Requirement: Output every line exactly as written. Leave out pictures.

Raw data:
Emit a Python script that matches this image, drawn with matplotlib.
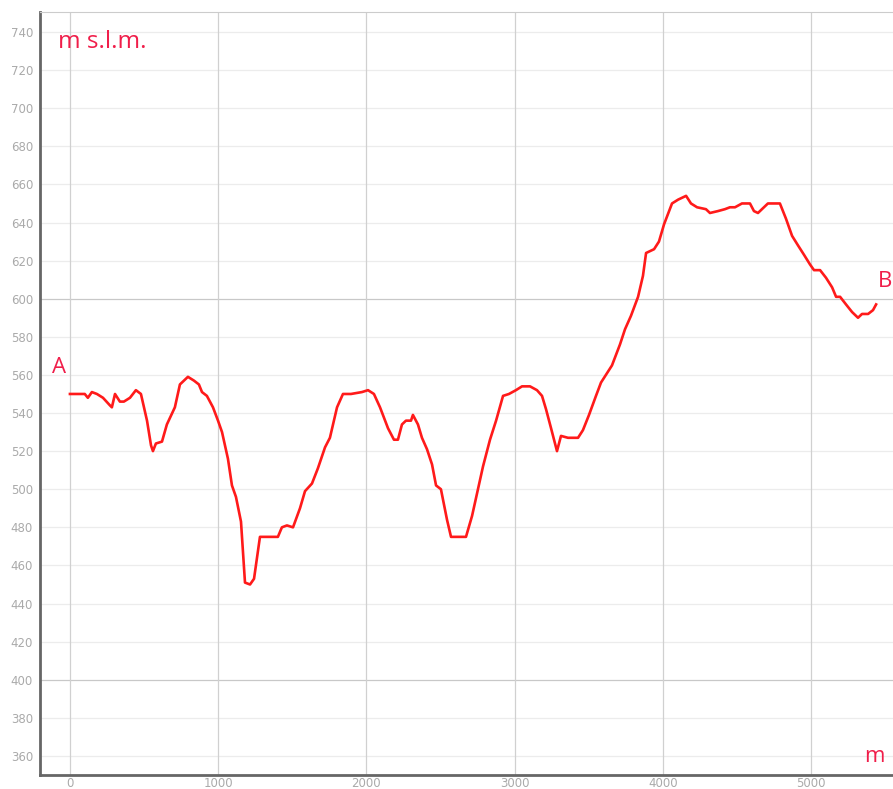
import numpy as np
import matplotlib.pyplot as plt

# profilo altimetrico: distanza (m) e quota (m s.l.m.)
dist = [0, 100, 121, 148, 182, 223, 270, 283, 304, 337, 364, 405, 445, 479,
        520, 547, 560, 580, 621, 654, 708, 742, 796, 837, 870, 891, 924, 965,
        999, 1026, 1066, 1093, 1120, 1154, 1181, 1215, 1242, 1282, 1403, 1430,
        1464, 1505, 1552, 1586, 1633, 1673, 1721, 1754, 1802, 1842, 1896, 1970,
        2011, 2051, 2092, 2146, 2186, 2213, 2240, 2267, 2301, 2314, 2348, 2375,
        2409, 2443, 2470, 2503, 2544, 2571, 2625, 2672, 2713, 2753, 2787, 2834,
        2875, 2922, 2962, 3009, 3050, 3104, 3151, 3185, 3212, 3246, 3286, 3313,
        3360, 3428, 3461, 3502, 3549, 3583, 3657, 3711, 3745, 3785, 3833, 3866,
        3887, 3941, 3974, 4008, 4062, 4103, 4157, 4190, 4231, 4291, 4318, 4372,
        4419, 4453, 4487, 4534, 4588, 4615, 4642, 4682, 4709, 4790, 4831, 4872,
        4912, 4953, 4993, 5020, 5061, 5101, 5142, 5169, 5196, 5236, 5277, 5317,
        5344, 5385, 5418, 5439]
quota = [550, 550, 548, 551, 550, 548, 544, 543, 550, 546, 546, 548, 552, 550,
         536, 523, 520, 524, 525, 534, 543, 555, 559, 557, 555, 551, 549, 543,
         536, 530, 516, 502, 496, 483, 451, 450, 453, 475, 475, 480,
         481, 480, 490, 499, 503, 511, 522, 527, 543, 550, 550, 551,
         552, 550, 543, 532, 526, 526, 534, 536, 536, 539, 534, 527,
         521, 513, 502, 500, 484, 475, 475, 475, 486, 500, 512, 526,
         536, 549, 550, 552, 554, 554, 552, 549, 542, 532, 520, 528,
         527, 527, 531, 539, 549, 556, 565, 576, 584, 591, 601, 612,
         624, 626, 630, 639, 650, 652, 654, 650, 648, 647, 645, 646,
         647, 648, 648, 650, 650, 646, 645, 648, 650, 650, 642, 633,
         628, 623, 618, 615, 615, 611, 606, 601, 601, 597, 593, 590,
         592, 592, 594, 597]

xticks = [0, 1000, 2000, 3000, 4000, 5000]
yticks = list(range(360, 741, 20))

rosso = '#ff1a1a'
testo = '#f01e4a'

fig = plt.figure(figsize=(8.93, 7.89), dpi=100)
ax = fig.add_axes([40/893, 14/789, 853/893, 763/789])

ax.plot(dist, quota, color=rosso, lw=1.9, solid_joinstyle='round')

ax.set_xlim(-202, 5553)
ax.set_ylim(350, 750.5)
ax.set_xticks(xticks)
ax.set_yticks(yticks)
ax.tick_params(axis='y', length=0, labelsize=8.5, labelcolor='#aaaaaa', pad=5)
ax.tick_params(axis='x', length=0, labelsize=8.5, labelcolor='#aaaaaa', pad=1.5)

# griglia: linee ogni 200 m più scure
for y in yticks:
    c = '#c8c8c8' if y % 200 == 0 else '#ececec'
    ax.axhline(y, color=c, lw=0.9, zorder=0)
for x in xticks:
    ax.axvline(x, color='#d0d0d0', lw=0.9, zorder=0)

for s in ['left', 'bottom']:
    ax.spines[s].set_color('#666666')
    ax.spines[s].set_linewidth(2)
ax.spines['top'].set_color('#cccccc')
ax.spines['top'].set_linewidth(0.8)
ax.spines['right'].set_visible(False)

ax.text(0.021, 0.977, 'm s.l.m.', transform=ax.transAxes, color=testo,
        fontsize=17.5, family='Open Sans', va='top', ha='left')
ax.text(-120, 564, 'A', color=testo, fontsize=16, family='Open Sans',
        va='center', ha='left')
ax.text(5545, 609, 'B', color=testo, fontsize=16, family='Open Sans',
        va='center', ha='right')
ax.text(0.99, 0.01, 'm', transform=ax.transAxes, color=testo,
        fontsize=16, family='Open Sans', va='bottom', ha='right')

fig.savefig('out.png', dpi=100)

Solution below:
Emit a Python script that matches this image, drawn with matplotlib.
import numpy as np
import matplotlib.pyplot as plt

# profilo altimetrico: distanza (m) e quota (m s.l.m.)
dist = [0, 100, 121, 148, 182, 223, 270, 283, 304, 337, 364, 405, 445, 479,
        520, 547, 560, 580, 621, 654, 708, 742, 796, 837, 870, 891, 924, 965,
        999, 1026, 1066, 1093, 1120, 1154, 1181, 1215, 1242, 1282, 1403, 1430,
        1464, 1505, 1552, 1586, 1633, 1673, 1721, 1754, 1802, 1842, 1896, 1970,
        2011, 2051, 2092, 2146, 2186, 2213, 2240, 2267, 2301, 2314, 2348, 2375,
        2409, 2443, 2470, 2503, 2544, 2571, 2625, 2672, 2713, 2753, 2787, 2834,
        2875, 2922, 2962, 3009, 3050, 3104, 3151, 3185, 3212, 3246, 3286, 3313,
        3360, 3428, 3461, 3502, 3549, 3583, 3657, 3711, 3745, 3785, 3833, 3866,
        3887, 3941, 3974, 4008, 4062, 4103, 4157, 4190, 4231, 4291, 4318, 4372,
        4419, 4453, 4487, 4534, 4588, 4615, 4642, 4682, 4709, 4790, 4831, 4872,
        4912, 4953, 4993, 5020, 5061, 5101, 5142, 5169, 5196, 5236, 5277, 5317,
        5344, 5385, 5418, 5439]
quota = [550, 550, 548, 551, 550, 548, 544, 543, 550, 546, 546, 548, 552, 550,
         536, 523, 520, 524, 525, 534, 543, 555, 559, 557, 555, 551, 549, 543,
         536, 530, 516, 502, 496, 483, 451, 450, 453, 475, 475, 480,
         481, 480, 490, 499, 503, 511, 522, 527, 543, 550, 550, 551,
         552, 550, 543, 532, 526, 526, 534, 536, 536, 539, 534, 527,
         521, 513, 502, 500, 484, 475, 475, 475, 486, 500, 512, 526,
         536, 549, 550, 552, 554, 554, 552, 549, 542, 532, 520, 528,
         527, 527, 531, 539, 549, 556, 565, 576, 584, 591, 601, 612,
         624, 626, 630, 639, 650, 652, 654, 650, 648, 647, 645, 646,
         647, 648, 648, 650, 650, 646, 645, 648, 650, 650, 642, 633,
         628, 623, 618, 615, 615, 611, 606, 601, 601, 597, 593, 590,
         592, 592, 594, 597]

xticks = [0, 1000, 2000, 3000, 4000, 5000]
yticks = list(range(360, 741, 20))

rosso = '#ff1a1a'
testo = '#f01e4a'

fig = plt.figure(figsize=(8.93, 7.89), dpi=100)
ax = fig.add_axes([40/893, 14/789, 853/893, 763/789])

ax.plot(dist, quota, color=rosso, lw=1.9, solid_joinstyle='round')

ax.set_xlim(-202, 5553)
ax.set_ylim(350, 750.5)
ax.set_xticks(xticks)
ax.set_yticks(yticks)
ax.tick_params(axis='y', length=0, labelsize=8.5, labelcolor='#aaaaaa', pad=5)
ax.tick_params(axis='x', length=0, labelsize=8.5, labelcolor='#aaaaaa', pad=1.5)

# griglia: linee ogni 200 m più scure
for y in yticks:
    c = '#c8c8c8' if y % 200 == 0 else '#ececec'
    ax.axhline(y, color=c, lw=0.9, zorder=0)
for x in xticks:
    ax.axvline(x, color='#d0d0d0', lw=0.9, zorder=0)

for s in ['left', 'bottom']:
    ax.spines[s].set_color('#666666')
    ax.spines[s].set_linewidth(2)
ax.spines['top'].set_color('#cccccc')
ax.spines['top'].set_linewidth(0.8)
ax.spines['right'].set_visible(False)

ax.text(0.021, 0.977, 'm s.l.m.', transform=ax.transAxes, color=testo,
        fontsize=17.5, family='Open Sans', va='top', ha='left')
ax.text(-120, 564, 'A', color=testo, fontsize=16, family='Open Sans',
        va='center', ha='left')
ax.text(5545, 609, 'B', color=testo, fontsize=16, family='Open Sans',
        va='center', ha='right')
ax.text(0.99, 0.01, 'm', transform=ax.transAxes, color=testo,
        fontsize=16, family='Open Sans', va='bottom', ha='right')

fig.savefig('out.png', dpi=100)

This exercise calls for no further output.